- _Work to complete_: Your task is to repeat all of the material exactly.

- _Input data_:
____

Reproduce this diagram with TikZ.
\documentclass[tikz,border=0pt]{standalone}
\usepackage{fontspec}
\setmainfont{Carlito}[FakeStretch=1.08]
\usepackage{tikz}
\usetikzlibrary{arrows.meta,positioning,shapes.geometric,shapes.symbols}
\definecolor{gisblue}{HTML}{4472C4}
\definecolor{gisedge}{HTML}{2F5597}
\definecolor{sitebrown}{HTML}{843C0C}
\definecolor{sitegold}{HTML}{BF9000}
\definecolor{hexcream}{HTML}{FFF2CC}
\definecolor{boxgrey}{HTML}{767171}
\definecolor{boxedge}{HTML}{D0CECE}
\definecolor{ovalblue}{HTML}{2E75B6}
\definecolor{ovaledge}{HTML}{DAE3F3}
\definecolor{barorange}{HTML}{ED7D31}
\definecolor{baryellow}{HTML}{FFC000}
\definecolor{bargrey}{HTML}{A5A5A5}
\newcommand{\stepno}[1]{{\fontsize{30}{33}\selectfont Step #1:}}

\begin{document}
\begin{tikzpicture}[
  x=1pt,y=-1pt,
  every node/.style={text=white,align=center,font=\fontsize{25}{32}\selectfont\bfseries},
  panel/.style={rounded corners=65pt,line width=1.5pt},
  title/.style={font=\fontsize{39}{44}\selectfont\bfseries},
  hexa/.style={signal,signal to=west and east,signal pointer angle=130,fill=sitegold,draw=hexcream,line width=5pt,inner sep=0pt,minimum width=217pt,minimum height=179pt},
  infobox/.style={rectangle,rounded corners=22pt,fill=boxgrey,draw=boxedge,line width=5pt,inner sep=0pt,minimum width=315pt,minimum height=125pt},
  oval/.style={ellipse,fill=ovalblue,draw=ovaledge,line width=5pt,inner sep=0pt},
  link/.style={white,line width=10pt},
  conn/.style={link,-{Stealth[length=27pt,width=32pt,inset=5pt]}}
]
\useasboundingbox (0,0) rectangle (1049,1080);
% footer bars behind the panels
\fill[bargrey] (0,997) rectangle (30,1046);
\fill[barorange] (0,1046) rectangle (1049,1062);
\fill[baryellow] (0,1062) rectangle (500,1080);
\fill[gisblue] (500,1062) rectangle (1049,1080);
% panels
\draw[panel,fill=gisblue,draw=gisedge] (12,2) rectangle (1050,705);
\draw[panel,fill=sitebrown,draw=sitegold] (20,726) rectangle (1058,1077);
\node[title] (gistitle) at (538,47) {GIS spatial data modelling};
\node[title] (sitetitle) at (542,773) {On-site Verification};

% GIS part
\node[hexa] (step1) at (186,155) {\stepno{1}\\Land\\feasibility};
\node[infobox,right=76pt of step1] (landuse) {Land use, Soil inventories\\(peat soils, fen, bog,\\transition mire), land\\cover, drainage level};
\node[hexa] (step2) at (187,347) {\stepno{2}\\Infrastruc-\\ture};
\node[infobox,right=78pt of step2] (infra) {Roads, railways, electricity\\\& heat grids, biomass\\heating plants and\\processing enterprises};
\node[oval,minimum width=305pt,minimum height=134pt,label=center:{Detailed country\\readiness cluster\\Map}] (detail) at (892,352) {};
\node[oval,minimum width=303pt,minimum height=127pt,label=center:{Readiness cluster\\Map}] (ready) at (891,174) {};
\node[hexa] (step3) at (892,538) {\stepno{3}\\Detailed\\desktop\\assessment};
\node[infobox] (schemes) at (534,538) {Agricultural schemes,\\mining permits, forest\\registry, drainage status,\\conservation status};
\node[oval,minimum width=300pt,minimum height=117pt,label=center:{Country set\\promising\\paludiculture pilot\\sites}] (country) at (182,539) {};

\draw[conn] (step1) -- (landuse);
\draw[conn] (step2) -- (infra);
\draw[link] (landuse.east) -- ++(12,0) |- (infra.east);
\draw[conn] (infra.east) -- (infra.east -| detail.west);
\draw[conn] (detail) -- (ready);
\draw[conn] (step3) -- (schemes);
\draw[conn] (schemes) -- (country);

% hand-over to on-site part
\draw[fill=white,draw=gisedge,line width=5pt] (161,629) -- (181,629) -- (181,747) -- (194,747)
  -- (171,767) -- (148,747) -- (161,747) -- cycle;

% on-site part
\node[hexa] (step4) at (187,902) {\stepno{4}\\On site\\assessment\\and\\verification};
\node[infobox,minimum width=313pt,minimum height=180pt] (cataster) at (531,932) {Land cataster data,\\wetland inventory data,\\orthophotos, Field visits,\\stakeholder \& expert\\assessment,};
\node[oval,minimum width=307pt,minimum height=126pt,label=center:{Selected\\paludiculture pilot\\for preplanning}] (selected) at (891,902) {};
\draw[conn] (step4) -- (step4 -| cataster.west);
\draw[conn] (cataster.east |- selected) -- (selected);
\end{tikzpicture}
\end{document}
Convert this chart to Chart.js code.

____

- _Exercise result_:
Reproduce this diagram with TikZ.
\documentclass[tikz,border=0pt]{standalone}
\usepackage{fontspec}
\setmainfont{Carlito}[FakeStretch=1.08]
\usepackage{tikz}
\usetikzlibrary{arrows.meta,positioning,shapes.geometric,shapes.symbols}
\definecolor{gisblue}{HTML}{4472C4}
\definecolor{gisedge}{HTML}{2F5597}
\definecolor{sitebrown}{HTML}{843C0C}
\definecolor{sitegold}{HTML}{BF9000}
\definecolor{hexcream}{HTML}{FFF2CC}
\definecolor{boxgrey}{HTML}{767171}
\definecolor{boxedge}{HTML}{D0CECE}
\definecolor{ovalblue}{HTML}{2E75B6}
\definecolor{ovaledge}{HTML}{DAE3F3}
\definecolor{barorange}{HTML}{ED7D31}
\definecolor{baryellow}{HTML}{FFC000}
\definecolor{bargrey}{HTML}{A5A5A5}
\newcommand{\stepno}[1]{{\fontsize{30}{33}\selectfont Step #1:}}

\begin{document}
\begin{tikzpicture}[
  x=1pt,y=-1pt,
  every node/.style={text=white,align=center,font=\fontsize{25}{32}\selectfont\bfseries},
  panel/.style={rounded corners=65pt,line width=1.5pt},
  title/.style={font=\fontsize{39}{44}\selectfont\bfseries},
  hexa/.style={signal,signal to=west and east,signal pointer angle=130,fill=sitegold,draw=hexcream,line width=5pt,inner sep=0pt,minimum width=217pt,minimum height=179pt},
  infobox/.style={rectangle,rounded corners=22pt,fill=boxgrey,draw=boxedge,line width=5pt,inner sep=0pt,minimum width=315pt,minimum height=125pt},
  oval/.style={ellipse,fill=ovalblue,draw=ovaledge,line width=5pt,inner sep=0pt},
  link/.style={white,line width=10pt},
  conn/.style={link,-{Stealth[length=27pt,width=32pt,inset=5pt]}}
]
\useasboundingbox (0,0) rectangle (1049,1080);
% footer bars behind the panels
\fill[bargrey] (0,997) rectangle (30,1046);
\fill[barorange] (0,1046) rectangle (1049,1062);
\fill[baryellow] (0,1062) rectangle (500,1080);
\fill[gisblue] (500,1062) rectangle (1049,1080);
% panels
\draw[panel,fill=gisblue,draw=gisedge] (12,2) rectangle (1050,705);
\draw[panel,fill=sitebrown,draw=sitegold] (20,726) rectangle (1058,1077);
\node[title] (gistitle) at (538,47) {GIS spatial data modelling};
\node[title] (sitetitle) at (542,773) {On-site Verification};

% GIS part
\node[hexa] (step1) at (186,155) {\stepno{1}\\Land\\feasibility};
\node[infobox,right=76pt of step1] (landuse) {Land use, Soil inventories\\(peat soils, fen, bog,\\transition mire), land\\cover, drainage level};
\node[hexa] (step2) at (187,347) {\stepno{2}\\Infrastruc-\\ture};
\node[infobox,right=78pt of step2] (infra) {Roads, railways, electricity\\\& heat grids, biomass\\heating plants and\\processing enterprises};
\node[oval,minimum width=305pt,minimum height=134pt,label=center:{Detailed country\\readiness cluster\\Map}] (detail) at (892,352) {};
\node[oval,minimum width=303pt,minimum height=127pt,label=center:{Readiness cluster\\Map}] (ready) at (891,174) {};
\node[hexa] (step3) at (892,538) {\stepno{3}\\Detailed\\desktop\\assessment};
\node[infobox] (schemes) at (534,538) {Agricultural schemes,\\mining permits, forest\\registry, drainage status,\\conservation status};
\node[oval,minimum width=300pt,minimum height=117pt,label=center:{Country set\\promising\\paludiculture pilot\\sites}] (country) at (182,539) {};

\draw[conn] (step1) -- (landuse);
\draw[conn] (step2) -- (infra);
\draw[link] (landuse.east) -- ++(12,0) |- (infra.east);
\draw[conn] (infra.east) -- (infra.east -| detail.west);
\draw[conn] (detail) -- (ready);
\draw[conn] (step3) -- (schemes);
\draw[conn] (schemes) -- (country);

% hand-over to on-site part
\draw[fill=white,draw=gisedge,line width=5pt] (161,629) -- (181,629) -- (181,747) -- (194,747)
  -- (171,767) -- (148,747) -- (161,747) -- cycle;

% on-site part
\node[hexa] (step4) at (187,902) {\stepno{4}\\On site\\assessment\\and\\verification};
\node[infobox,minimum width=313pt,minimum height=180pt] (cataster) at (531,932) {Land cataster data,\\wetland inventory data,\\orthophotos, Field visits,\\stakeholder \& expert\\assessment,};
\node[oval,minimum width=307pt,minimum height=126pt,label=center:{Selected\\paludiculture pilot\\for preplanning}] (selected) at (891,902) {};
\draw[conn] (step4) -- (step4 -| cataster.west);
\draw[conn] (cataster.east |- selected) -- (selected);
\end{tikzpicture}
\end{document}
Convert this chart to Chart.js code.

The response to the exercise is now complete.